Por el contrario, poner el centro del cambio en las personas exige no idolatrar a soluciones prácticas y concretas como lo son las estructuras políticas, sociales o económicas. Lo sagrado e irrenunciable no son estas estructuras concretas, sino en todo caso los valores que hay detrás, valores ligados irrenunciablemente a las personas. Por ello, hacer un mundo mejor desde esta perspectiva exige una transformación personal —aquella que viene desde dentro— que no es un mero calcar la estructura, sino que supone una apertura y un compromiso real con las otras personas. En realidad, esto es mucho más exigente y radical que la otra opción. Una persona no solo tiene que adquirir una mentalidad —con en el caso de la estructura o la ideología—, sino que debe estar dispuesta a transformarse interiormente para acoger, comprender y proteger a cualquier otra persona. Y si un corazón cambia de verdad, las estructuras que surgen o se transforman —que, evidentemente, hay que analizar críticamente— llevarán una semilla de verdadero cambio. Si las personas cambian, las estructuras injustas cambian también, porque no tienen una subsistencia propia más allá de una cierta inercia si las personas no las nutren. En cambio, si imponemos una estructura que se asume solo con un cierto cambio de mentalidad intelectual, la injusticia se hará camino de nuevo, porque solo se ha cambiado el envoltorio —la estructura— pero no lo esencial —el corazón de las personas.
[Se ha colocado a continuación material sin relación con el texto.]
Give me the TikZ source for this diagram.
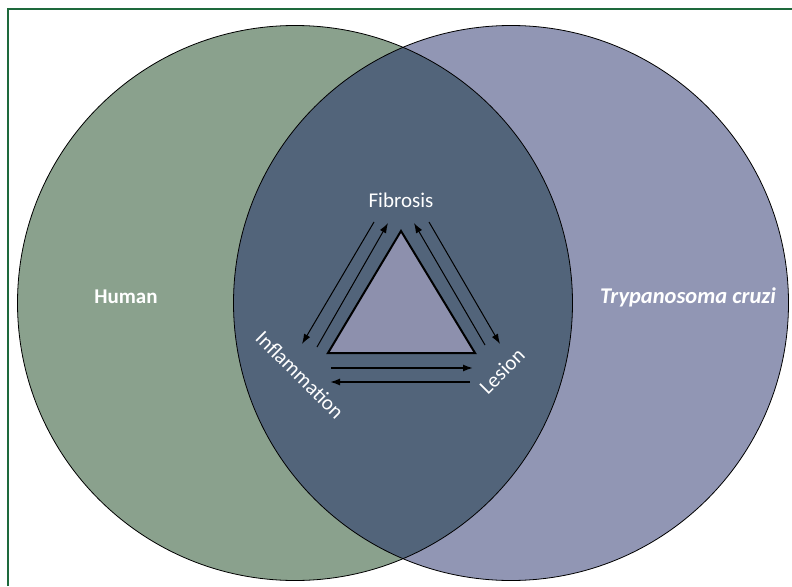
\documentclass[tikz,border=0pt]{standalone}
\usepackage{fontspec}
\setmainfont{Carlito}
\usetikzlibrary{arrows.meta}

\definecolor{humangreen}{RGB}{138,161,141}
\definecolor{cruzipurple}{RGB}{145,150,180}
\definecolor{overlapblue}{RGB}{82,100,122}
\definecolor{triangleviolet}{RGB}{141,144,173}
\definecolor{framegreen}{RGB}{30,105,60}

\tikzset{
  cyclearrow/.style={-{Latex[length=10pt,width=7pt]},line width=1pt},
  labeltext/.style={text=white,inner sep=0pt,font=\fontsize{21}{25}\selectfont},
}

\begin{document}
\begin{tikzpicture}[x=1pt,y=-1pt]

\useasboundingbox (0,0) rectangle (792,586);
\fill[white] (0,0) rectangle (792,586);

\draw[framegreen,line width=2pt]
(8,586)
--
(8,9)
--
(792,9);

\coordinate (humancentre) at (295,303);
\coordinate (cruzicentre) at (511,303);

\fill[humangreen] (humancentre) circle (277.5pt);
\fill[cruzipurple] (cruzicentre) circle (277.5pt);
\begin{scope}
\clip (humancentre) circle (277.5pt);
\fill[overlapblue] (cruzicentre) circle (277.5pt);
\end{scope}
\draw[line width=0.8pt] (humancentre) circle (277.5pt);
\draw[line width=0.8pt] (cruzicentre) circle (277.5pt);

\coordinate (tritop) at (401,231);
\coordinate (trileft) at (328,353);
\coordinate (triright) at (475,353);
\draw[fill=triangleviolet,line width=2pt]
(tritop) -- (trileft) -- (triright) -- cycle;

\node[labeltext,anchor=base] (fibrosis) at (401,207)
{Fibrosis};

\node[labeltext,rotate=-45] (inflammation) at (300,375)
{Inflammation};

\node[labeltext,rotate=45] (lesion) at (502,371)
{Lesion};

\node[labeltext,anchor=base,font=\fontsize{21}{25}\selectfont\bfseries] (human) at (126,303)
{Human};

\node[labeltext,anchor=base,font=\fontsize{22.5}{26}\selectfont\bfseries\itshape] (cruzi) at (688,303)
{Trypanosoma cruzi};

\coordinate (fibinflstart) at (374,222);
\coordinate (fibinflend) at (302,344);
\draw[cyclearrow] (fibinflstart) -- (fibinflend);

\coordinate (inflfibstart) at (317,347);
\coordinate (inflfibend) at (388,223);
\draw[cyclearrow] (inflfibstart) -- (inflfibend);

\coordinate (lesfibstart) at (485,345);
\coordinate (lesfibend) at (414,223);
\draw[cyclearrow] (lesfibstart) -- (lesfibend);

\coordinate (fiblesstart) at (429,222);
\coordinate (fiblesend) at (500,344);
\draw[cyclearrow] (fiblesstart) -- (fiblesend);

\coordinate (infllesstart) at (331,368);
\coordinate (infllesend) at (473,368);
\draw[cyclearrow,line width=1.5pt] (infllesstart) -- (infllesend);

\coordinate (lesinflstart) at (470,382);
\coordinate (lesinflend) at (330,382);
\draw[cyclearrow,line width=1.5pt] (lesinflstart) -- (lesinflend);

\end{tikzpicture}
\end{document}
Por todo ello, creo que el verdadero cambio, el personal, es más sutil pero a la vez mucho más profundo que el intentar cambiar sistemas y estructuras. Es como las raíces, que no se ven, pero son el verdadero sostén del árbol. Cambiar las estructuras es intentar cambiar las hojas o las ramas de un árbol; si las raíces están muertas, no hay esperanza. Al contrario, si se cultivan buenas raíces, quizá cueste más tiempo, pero el árbol que crecerá será más fuerte y duradero, porque ha nacido fuerte desde el interior. Y este cambio no se impone con la fuerza o con retórica, como puede pasar con las ideologías y las estructuras, sino que debe ser ante todo, en primera persona —soy yo el que tengo que cambiar para cambiar el mundo—, y al involucrar a otros debe ser en clave de invitación, nunca como imposición, porque debe ser libre para ser auténtico.